— start —

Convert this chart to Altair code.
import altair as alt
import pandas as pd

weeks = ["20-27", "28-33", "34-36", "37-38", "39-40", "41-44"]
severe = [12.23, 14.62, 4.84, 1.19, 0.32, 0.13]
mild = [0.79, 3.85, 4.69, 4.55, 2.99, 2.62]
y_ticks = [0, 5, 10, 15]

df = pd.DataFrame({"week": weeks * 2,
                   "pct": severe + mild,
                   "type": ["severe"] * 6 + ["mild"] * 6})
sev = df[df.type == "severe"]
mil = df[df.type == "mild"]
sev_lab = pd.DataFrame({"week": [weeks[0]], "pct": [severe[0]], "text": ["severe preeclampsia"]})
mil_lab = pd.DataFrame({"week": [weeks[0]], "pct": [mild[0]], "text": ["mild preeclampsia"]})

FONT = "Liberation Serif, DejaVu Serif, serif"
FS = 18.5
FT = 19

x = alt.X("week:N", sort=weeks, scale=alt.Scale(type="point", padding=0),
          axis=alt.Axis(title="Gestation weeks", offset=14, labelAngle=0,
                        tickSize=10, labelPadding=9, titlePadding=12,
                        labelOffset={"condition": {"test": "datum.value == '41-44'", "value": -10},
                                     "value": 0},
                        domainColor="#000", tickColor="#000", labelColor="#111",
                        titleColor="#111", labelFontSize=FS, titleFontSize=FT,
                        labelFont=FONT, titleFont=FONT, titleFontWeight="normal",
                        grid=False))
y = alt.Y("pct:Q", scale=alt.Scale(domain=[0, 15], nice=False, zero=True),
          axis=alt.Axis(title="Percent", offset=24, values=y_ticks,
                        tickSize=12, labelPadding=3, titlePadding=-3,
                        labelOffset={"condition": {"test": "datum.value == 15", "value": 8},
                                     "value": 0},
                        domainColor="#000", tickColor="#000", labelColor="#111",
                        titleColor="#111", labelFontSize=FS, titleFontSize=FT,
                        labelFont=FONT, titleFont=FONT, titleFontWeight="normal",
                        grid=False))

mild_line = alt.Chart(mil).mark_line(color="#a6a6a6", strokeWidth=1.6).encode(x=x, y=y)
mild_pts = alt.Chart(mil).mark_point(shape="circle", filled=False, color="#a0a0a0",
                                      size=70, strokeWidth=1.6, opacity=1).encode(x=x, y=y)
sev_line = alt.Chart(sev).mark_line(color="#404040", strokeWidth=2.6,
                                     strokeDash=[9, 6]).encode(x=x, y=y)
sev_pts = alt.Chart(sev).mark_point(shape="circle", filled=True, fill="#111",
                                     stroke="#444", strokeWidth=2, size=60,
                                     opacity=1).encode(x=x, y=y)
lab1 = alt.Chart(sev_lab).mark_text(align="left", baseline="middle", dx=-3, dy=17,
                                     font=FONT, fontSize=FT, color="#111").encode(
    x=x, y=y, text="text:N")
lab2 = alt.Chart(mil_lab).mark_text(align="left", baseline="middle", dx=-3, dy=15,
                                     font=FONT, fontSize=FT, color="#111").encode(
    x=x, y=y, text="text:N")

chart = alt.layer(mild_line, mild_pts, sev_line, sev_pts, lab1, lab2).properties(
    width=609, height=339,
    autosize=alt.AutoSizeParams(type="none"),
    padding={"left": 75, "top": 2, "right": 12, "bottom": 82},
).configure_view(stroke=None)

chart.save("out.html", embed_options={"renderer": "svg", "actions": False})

— end —

__GIVEN EXERCISE__. Only the lines from the start of the data to the line holding "y_ticks = [0, 5, 10, 15]" are wanted; return them exactly, both ends included.

__RESPONSE TO THIS TASK__.
Convert this chart to Altair code.
import altair as alt
import pandas as pd

weeks = ["20-27", "28-33", "34-36", "37-38", "39-40", "41-44"]
severe = [12.23, 14.62, 4.84, 1.19, 0.32, 0.13]
mild = [0.79, 3.85, 4.69, 4.55, 2.99, 2.62]
y_ticks = [0, 5, 10, 15]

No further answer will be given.